Author: Teresa Greenhill

The holidays can be especially difficult for seniors in recovery. You might be used to being the matriarch at holiday gatherings. The one who hosted the big dinners, the one who graciously wrote all the cards, wrapped the gifts, and gave the toast. But addiction may have changed that.

If you’re a senior in addiction recovery, the winter holidays may have taken on a different tone and have become more of a time to seek forgiveness and repair family rifts.

If you’re not sure where to begin and how to move forward with your family, here are some tips for those who wish make amends and those who need to accept them.

Holiday temptations

Recovery survivors need to prioritize their sobriety around the holidays. Short daylight hours combined with possible isolation can be triggers for relapse. Consider these tips to combat that:

  • Ask family members to listen to your story. Recovery survivors need to tell the story of how they became addicted and how they recovered. Your family will, hopefully, be more understanding and compassionate if they hear from you what your triggers were and are.
  • Make sure you are keeping medical appointments. Addiction is not only a psychological disease, but t may have left behind many health issues that need consistent attention. For instance, many people in recovery end up in some stage of liver disease. Your health is your number one priority, so don’t skip or defer appointments around the holidays.
  • Learn to use sober apps. There are a variety of apps that support your recovery by updating you on how many days you’ve been sober, how much money you’re saving by not drinking, etc.
    Ask friends and family for extra quality time. Loneliness is one of the worst symptoms of addiction, even in recovery.
  • Ask friends and family to attend open AA or NA meetings with you.

Supporting your relative in recovery

Perhaps you’re on the other side of the table this holiday season. Perhaps you’re dealing with a senior friend or relative who is in recovery. In that event, forgiving is the first step to mending fences with someone who might be very close to you, maybe even a parent.

To a great extent, forgiveness is an act of the will. So, if you need a motive, consider this: Forgiveness is one of the only true paths to happiness. Forgiveness allows you to quit brooding about the time your mother was drunk and forgot to take you to your dentist appointment. Forgiveness allows you to concentrate on all the good things you’ve built into your life, despite any less-than-ideal parenting you received. Forgiveness makes you, once and for all time, a better person.
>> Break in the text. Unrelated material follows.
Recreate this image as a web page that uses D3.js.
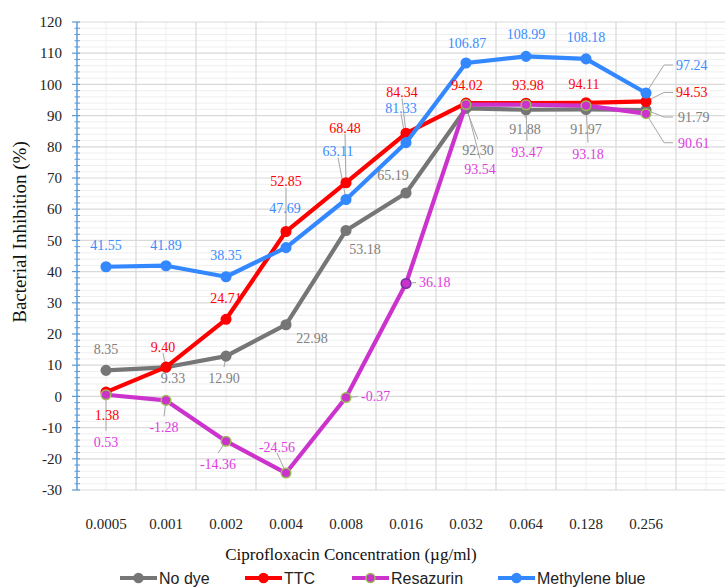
<!DOCTYPE html>
<html><head><meta charset="utf-8">
<script src="https://cdn.jsdelivr.net/npm/d3@7"></script>
<style>body{margin:0;background:#fff}svg{display:block}</style>
</head><body>
<svg id="c" width="725" height="588"></svg>
<script>
// ---- data ----
const categories = ["0.0005","0.001","0.002","0.004","0.008","0.016","0.032","0.064","0.128","0.256"];
const noDye = [8.35, 9.33, 12.90, 22.98, 53.18, 65.19, 92.30, 91.88, 91.97, 91.79];
const ttc = [1.38, 9.40, 24.71, 52.85, 68.48, 84.34, 94.02, 93.98, 94.11, 94.53];
const resazurin = [0.53, -1.28, -14.36, -24.56, -0.37, 36.18, 93.54, 93.47, 93.18, 90.61];
const methyleneBlue = [41.55, 41.89, 38.35, 47.69, 63.11, 81.33, 106.87, 108.99, 108.18, 97.24];
const yTicks = [-30,-20,-10,0,10,20,30,40,50,60,70,80,90,100,110,120];
const seriesNames = ["No dye","TTC","Resazurin","Methylene blue"];

// ---- label layout (dx, dy from point; anchor; leader) ----
const labelLayout = {
  "No dye": [[0,-21,"m",0],[7,11,"m",0],[-2,22,"m",1],[26,13,"m",0],[19,19,"m",0],[-13,-18,"m",0],[12,42,"m",1],[-1,19,"m",1],[0,20,"m",0],[32,7,"e",1]],
  "TTC": [[1,23,"m",0],[-3,-20,"m",1],[0,-21,"m",0],[0,-50,"m",1],[-1,-55,"m",1],[-4,-41,"m",1],[1,-18,"m",0],[2,-18,"m",0],[-2,-19,"m",0],[30,-9,"e",1]],
  "Resazurin": [[0,47,"m",1],[-2,27,"m",1],[-8,23,"m",1],[-9,-26,"m",1],[15,-1,"s",1],[13,-1,"s",1],[14,65,"m",1],[1,47,"m",1],[2,48,"m",1],[32,29,"e",1]],
  "Methylene blue": [[0,-22,"m",0],[0,-21,"m",0],[0,-22,"m",0],[-1,-40,"m",0],[-8,-48,"m",1],[-5,-35,"m",1],[1,-20,"m",0],[0,-22,"m",0],[0,-22,"m",0],[30,-28,"e",1]]
};

const styles = {
  "No dye": {line:"#767676", fill:"#767676", stroke:"#767676", text:"#808080"},
  "TTC": {line:"#ff0000", fill:"#ff0000", stroke:"#ff0000", text:"#ff0000"},
  "Resazurin": {line:"#cc33cc", fill:"#cc33cc", stroke:"#9bbb59", text:"#e03ce0"},
  "Methylene blue": {line:"#3388ff", fill:"#3388ff", stroke:"#3388ff", text:"#3a8cff"}
};
const seriesData = {"No dye":noDye, "TTC":ttc, "Resazurin":resazurin, "Methylene blue":methyleneBlue};

const svg = d3.select("#c");
const x = d3.scaleLinear().domain([0, categories.length-1]).range([106, 646]);
const y = d3.scaleLinear().domain([-30,120]).range([490,22]);
const left = x(-0.5), right = 725;
const serif = "'Liberation Serif','Times New Roman',serif";

// grid
const g = svg.append("g");
const minorY = d3.range(-30, 121, 2).filter(v => v % 10 !== 0);
g.selectAll(".hm").data(minorY).enter().append("line")
  .attr("x1", left).attr("x2", right).attr("y1", d=>y(d)).attr("y2", d=>y(d))
  .attr("stroke","#efefef").attr("stroke-width",1);
const minorX = d3.range(0, 11);
g.selectAll(".vm").data(minorX).enter().append("line")
  .attr("x1", d=>x(d)).attr("x2", d=>x(d)).attr("y1", y(120)).attr("y2", y(-30))
  .attr("stroke","#efefef").attr("stroke-width",1);
const majorX = d3.range(0.5, 11, 1);
g.selectAll(".vM").data(majorX).enter().append("line")
  .attr("x1", d=>x(d)).attr("x2", d=>x(d)).attr("y1", y(120)).attr("y2", y(-30))
  .attr("stroke","#d9d9d9").attr("stroke-width",1.2);
g.selectAll(".hM").data(yTicks).enter().append("line")
  .attr("x1", left).attr("x2", right).attr("y1", d=>y(d)).attr("y2", d=>y(d))
  .attr("stroke","#d9d9d9").attr("stroke-width",1.2);

// y axis
const ax = svg.append("g");
ax.append("line").attr("x1",77).attr("x2",77).attr("y1",y(120)).attr("y2",y(-30)).attr("stroke","#5b9bd5").attr("stroke-width",1.5);
ax.selectAll(".mt").data(minorY).enter().append("line")
  .attr("x1",74.5).attr("x2",80).attr("y1",d=>y(d)).attr("y2",d=>y(d)).attr("stroke","#5b9bd5").attr("stroke-width",1);
ax.selectAll(".Mt").data(yTicks).enter().append("line")
  .attr("x1",72).attr("x2",80).attr("y1",d=>y(d)).attr("y2",d=>y(d)).attr("stroke","#5b9bd5").attr("stroke-width",1.2);
ax.selectAll(".yl").data(yTicks).enter().append("text")
  .attr("x",62).attr("y",d=>y(d)).attr("dy","0.35em").attr("text-anchor","end")
  .attr("font-family",serif).attr("font-size",15).attr("fill","#222").text(d=>d);

// x tick labels
svg.selectAll(".xl").data(categories).enter().append("text")
  .attr("x",(d,i)=>x(i)).attr("y",529).attr("text-anchor","middle")
  .attr("font-family",serif).attr("font-size",15).attr("fill","#222").text(d=>d);

// titles
svg.append("text").attr("x",351).attr("y",560).attr("text-anchor","middle")
  .attr("font-family",serif).attr("font-size",17).attr("fill","#111")
  .text("Ciprofloxacin Concentration (µg/ml)");
svg.append("text").attr("transform","translate(26,232) rotate(-90)").attr("text-anchor","middle")
  .attr("font-family",serif).attr("font-size",19).attr("fill","#111")
  .text("Bacterial Inhibition (%)");

// leaders (below lines)
const leadG = svg.append("g");
const line = d3.line().x((d,i)=>x(i)).y(d=>y(d));
const seriesG = svg.append("g");
const labG = svg.append("g");

seriesNames.forEach(name => {
  const vals = seriesData[name], st = styles[name], lay = labelLayout[name];
  seriesG.append("path").datum(vals).attr("d", line).attr("fill","none")
    .attr("stroke", st.line).attr("stroke-width",4.2).attr("stroke-linejoin","round");
  seriesG.selectAll(null).data(vals).enter().append("circle")
    .attr("cx",(d,i)=>x(i)).attr("cy",d=>y(d)).attr("r",4.8)
    .attr("fill",st.fill).attr("stroke",(d,i)=> (name==="Resazurin" && i===5) ? "#7030a0" : st.stroke)
    .attr("stroke-width",1.5);
  vals.forEach((v,i) => {
    const [dx,dy,a,lead] = lay[i];
    const px = x(i), py = y(v);
    const lx = px+dx, ly = py+dy;
    if (lead) {
      let pts;
      if (a==="e") pts = [[px,py],[px+18,ly],[px+27,ly]];
      else if (a==="s") pts = [[px,py],[lx-3,ly]];
      else pts = [[px,py],[lx, ly + (dy<0 ? 6 : -11)]];
      leadG.append("path").attr("d", d3.line()(pts)).attr("fill","none")
        .attr("stroke","#a6a6a6").attr("stroke-width",1);
    }
    labG.append("text").attr("x", lx).attr("y", ly).attr("dy","0.35em")
      .attr("text-anchor", a==="m" ? "middle" : "start")
      .attr("font-family",serif).attr("font-size",14).attr("fill",st.text)
      .text(v.toFixed(2));
  });
});

// legend
const legX = [120, 245, 352, 498];
const leg = svg.append("g");
seriesNames.forEach((name,k) => {
  const st = styles[name], lx = legX[k], ly = 578;
  leg.append("line").attr("x1",lx).attr("x2",lx+37).attr("y1",ly).attr("y2",ly)
    .attr("stroke",st.line).attr("stroke-width",4.2);
  leg.append("circle").attr("cx",lx+18.5).attr("cy",ly).attr("r",4.5)
    .attr("fill",st.fill).attr("stroke",st.stroke).attr("stroke-width",1.5);
  leg.append("text").attr("x",lx+39).attr("y",ly).attr("dy","0.35em")
    .attr("font-family","'Liberation Sans',Arial,sans-serif").attr("font-size",16).attr("fill","#222")
    .text(name);
});
</script>
</body></html>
If your friend or relative’s addiction went so far as to result in violence, you should carefully consider hiring a therapist to help the two of you repair your relationship. Most psychologists recommend reconciliation if the bad behavior is in the past. If a parent is still abusing you, you are under no obligation to forgive–or even spend time with that person.

Specify amends

Recovery survivors need to apologize to the people whom they’ve wronged. Other amends may be in order, as well.

If, for instance, your mother stole your television and jewelry while she was using, it’s reasonable to demand that she repay the value of those items as part of her amends. Once your parent has made amends, it’s incumbent on you to do your part and offer true forgiveness.

In closing

The holidays are a tough time for a lot of people. The pressure to break the bank on gifts hits some people hard while others struggle with loneliness and rejection by their families. Remember that reaching out to someone you’ve hurt is hard, but learning to ask for forgiveness and in turn them accepting and allowing you both to move forward may be the best gift you give one another this season.